Stated exercise:
Copy each line that contains the word "document".

Saved data entries
● ● ● ● ● ● ●
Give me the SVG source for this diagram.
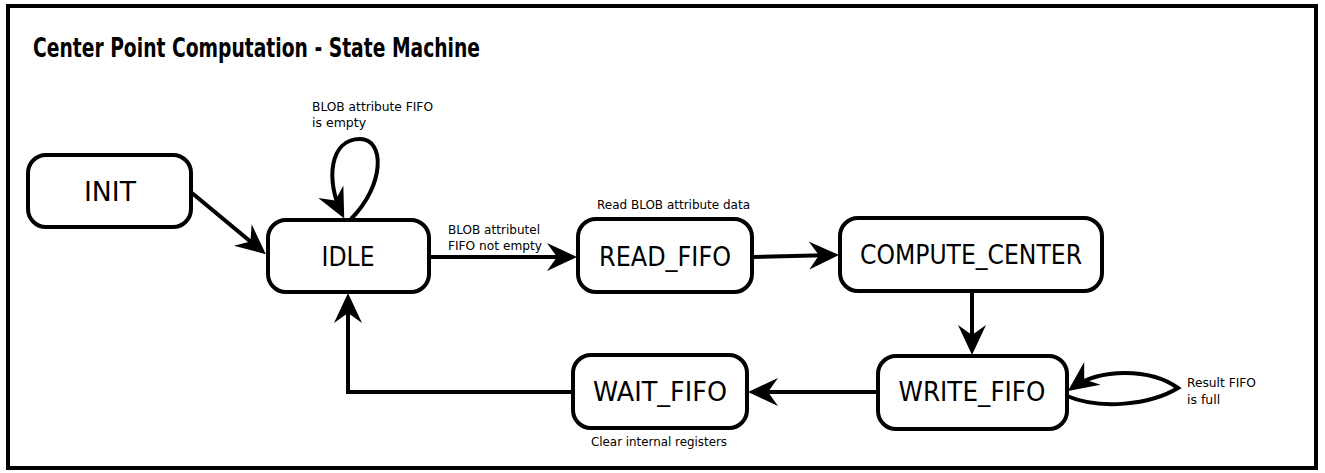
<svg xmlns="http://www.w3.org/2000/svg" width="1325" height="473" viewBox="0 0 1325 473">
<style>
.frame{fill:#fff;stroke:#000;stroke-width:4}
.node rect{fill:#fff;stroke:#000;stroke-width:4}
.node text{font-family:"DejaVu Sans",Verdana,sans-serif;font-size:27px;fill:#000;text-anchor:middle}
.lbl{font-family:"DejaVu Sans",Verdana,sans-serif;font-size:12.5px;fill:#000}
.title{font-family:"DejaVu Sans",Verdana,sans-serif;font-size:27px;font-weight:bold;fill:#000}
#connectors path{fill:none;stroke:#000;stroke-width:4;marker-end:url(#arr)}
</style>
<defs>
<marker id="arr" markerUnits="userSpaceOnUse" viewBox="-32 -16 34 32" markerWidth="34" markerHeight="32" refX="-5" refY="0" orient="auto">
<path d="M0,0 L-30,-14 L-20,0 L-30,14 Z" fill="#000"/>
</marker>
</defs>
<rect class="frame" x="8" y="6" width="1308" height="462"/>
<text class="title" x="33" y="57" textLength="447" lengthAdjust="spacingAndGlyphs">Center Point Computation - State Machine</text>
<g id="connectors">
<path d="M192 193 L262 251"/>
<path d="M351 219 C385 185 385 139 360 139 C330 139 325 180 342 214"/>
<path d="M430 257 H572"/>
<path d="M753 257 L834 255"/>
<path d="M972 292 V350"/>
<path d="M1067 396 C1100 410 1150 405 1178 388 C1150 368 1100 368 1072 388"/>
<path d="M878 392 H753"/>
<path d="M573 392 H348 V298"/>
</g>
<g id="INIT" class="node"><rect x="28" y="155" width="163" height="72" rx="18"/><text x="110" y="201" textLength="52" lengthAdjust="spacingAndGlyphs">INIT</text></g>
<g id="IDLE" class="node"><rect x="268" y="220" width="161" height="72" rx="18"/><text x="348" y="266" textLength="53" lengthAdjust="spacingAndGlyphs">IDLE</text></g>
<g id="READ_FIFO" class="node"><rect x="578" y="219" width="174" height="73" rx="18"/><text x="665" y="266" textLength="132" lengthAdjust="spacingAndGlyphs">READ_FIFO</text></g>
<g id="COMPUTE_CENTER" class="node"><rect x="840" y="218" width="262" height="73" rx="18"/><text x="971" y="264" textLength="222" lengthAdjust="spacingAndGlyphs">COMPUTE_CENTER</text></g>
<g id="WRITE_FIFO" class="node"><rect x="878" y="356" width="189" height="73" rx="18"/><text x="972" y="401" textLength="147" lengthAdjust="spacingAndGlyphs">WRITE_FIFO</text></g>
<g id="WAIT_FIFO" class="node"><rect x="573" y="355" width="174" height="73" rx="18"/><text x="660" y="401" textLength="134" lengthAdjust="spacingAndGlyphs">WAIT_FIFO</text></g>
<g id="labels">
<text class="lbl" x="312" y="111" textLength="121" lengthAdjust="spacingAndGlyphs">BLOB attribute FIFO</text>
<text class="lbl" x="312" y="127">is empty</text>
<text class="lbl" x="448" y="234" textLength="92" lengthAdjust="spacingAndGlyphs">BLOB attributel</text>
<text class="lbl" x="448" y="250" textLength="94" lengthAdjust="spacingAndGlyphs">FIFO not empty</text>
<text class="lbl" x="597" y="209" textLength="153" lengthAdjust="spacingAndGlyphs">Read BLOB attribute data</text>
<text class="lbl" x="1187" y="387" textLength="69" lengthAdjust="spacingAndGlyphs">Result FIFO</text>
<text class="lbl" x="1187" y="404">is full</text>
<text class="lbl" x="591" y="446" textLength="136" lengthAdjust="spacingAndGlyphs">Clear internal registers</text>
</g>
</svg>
● ● ● ● ● ● ●
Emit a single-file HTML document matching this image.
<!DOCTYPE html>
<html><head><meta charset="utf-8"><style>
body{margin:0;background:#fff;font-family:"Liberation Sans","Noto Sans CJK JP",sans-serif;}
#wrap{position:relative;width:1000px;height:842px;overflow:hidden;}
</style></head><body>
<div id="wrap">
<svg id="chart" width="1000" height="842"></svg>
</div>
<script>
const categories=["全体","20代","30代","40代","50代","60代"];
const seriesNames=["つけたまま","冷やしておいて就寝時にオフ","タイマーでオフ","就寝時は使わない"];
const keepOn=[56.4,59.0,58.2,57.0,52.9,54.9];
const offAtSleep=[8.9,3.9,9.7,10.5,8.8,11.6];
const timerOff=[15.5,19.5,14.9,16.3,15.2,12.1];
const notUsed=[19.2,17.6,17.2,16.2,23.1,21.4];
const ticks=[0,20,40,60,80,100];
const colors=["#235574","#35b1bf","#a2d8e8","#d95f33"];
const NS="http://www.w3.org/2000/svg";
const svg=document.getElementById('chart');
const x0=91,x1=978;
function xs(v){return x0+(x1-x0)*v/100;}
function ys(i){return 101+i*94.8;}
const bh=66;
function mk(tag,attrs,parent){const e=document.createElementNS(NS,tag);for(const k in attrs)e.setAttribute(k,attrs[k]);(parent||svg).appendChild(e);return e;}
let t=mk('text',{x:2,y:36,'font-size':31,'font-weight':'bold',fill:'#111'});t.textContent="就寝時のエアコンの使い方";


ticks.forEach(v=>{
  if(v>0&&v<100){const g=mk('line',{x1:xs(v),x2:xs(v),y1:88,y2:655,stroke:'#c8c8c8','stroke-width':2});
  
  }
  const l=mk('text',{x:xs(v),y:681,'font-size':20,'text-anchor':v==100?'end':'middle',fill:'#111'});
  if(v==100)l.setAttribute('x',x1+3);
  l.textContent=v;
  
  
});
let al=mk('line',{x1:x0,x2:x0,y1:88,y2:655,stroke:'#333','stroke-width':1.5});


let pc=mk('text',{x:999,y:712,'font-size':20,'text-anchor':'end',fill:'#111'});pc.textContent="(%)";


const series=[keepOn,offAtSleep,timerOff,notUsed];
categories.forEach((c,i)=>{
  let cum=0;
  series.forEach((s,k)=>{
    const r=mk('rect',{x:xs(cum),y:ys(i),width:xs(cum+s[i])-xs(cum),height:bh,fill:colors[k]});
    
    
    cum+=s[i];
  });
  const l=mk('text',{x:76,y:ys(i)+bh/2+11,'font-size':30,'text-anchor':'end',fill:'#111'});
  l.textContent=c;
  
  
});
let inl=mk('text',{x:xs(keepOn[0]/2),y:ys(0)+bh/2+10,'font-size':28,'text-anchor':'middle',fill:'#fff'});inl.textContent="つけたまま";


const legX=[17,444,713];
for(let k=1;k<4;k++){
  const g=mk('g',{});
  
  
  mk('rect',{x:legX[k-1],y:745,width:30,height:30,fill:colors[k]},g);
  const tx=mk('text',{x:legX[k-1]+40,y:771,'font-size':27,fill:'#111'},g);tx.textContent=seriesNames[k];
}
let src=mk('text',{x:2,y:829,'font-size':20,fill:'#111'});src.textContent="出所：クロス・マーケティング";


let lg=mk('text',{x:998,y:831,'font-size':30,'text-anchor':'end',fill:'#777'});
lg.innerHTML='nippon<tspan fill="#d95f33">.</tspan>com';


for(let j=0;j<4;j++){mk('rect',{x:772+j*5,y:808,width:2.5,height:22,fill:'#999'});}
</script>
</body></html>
● ● ● ● ● ● ●
Reply:
Emit a single-file HTML document matching this image.
const svg=document.getElementById('chart');
function mk(tag,attrs,parent){const e=document.createElementNS(NS,tag);for(const k in attrs)e.setAttribute(k,attrs[k]);(parent||svg).appendChild(e);return e;}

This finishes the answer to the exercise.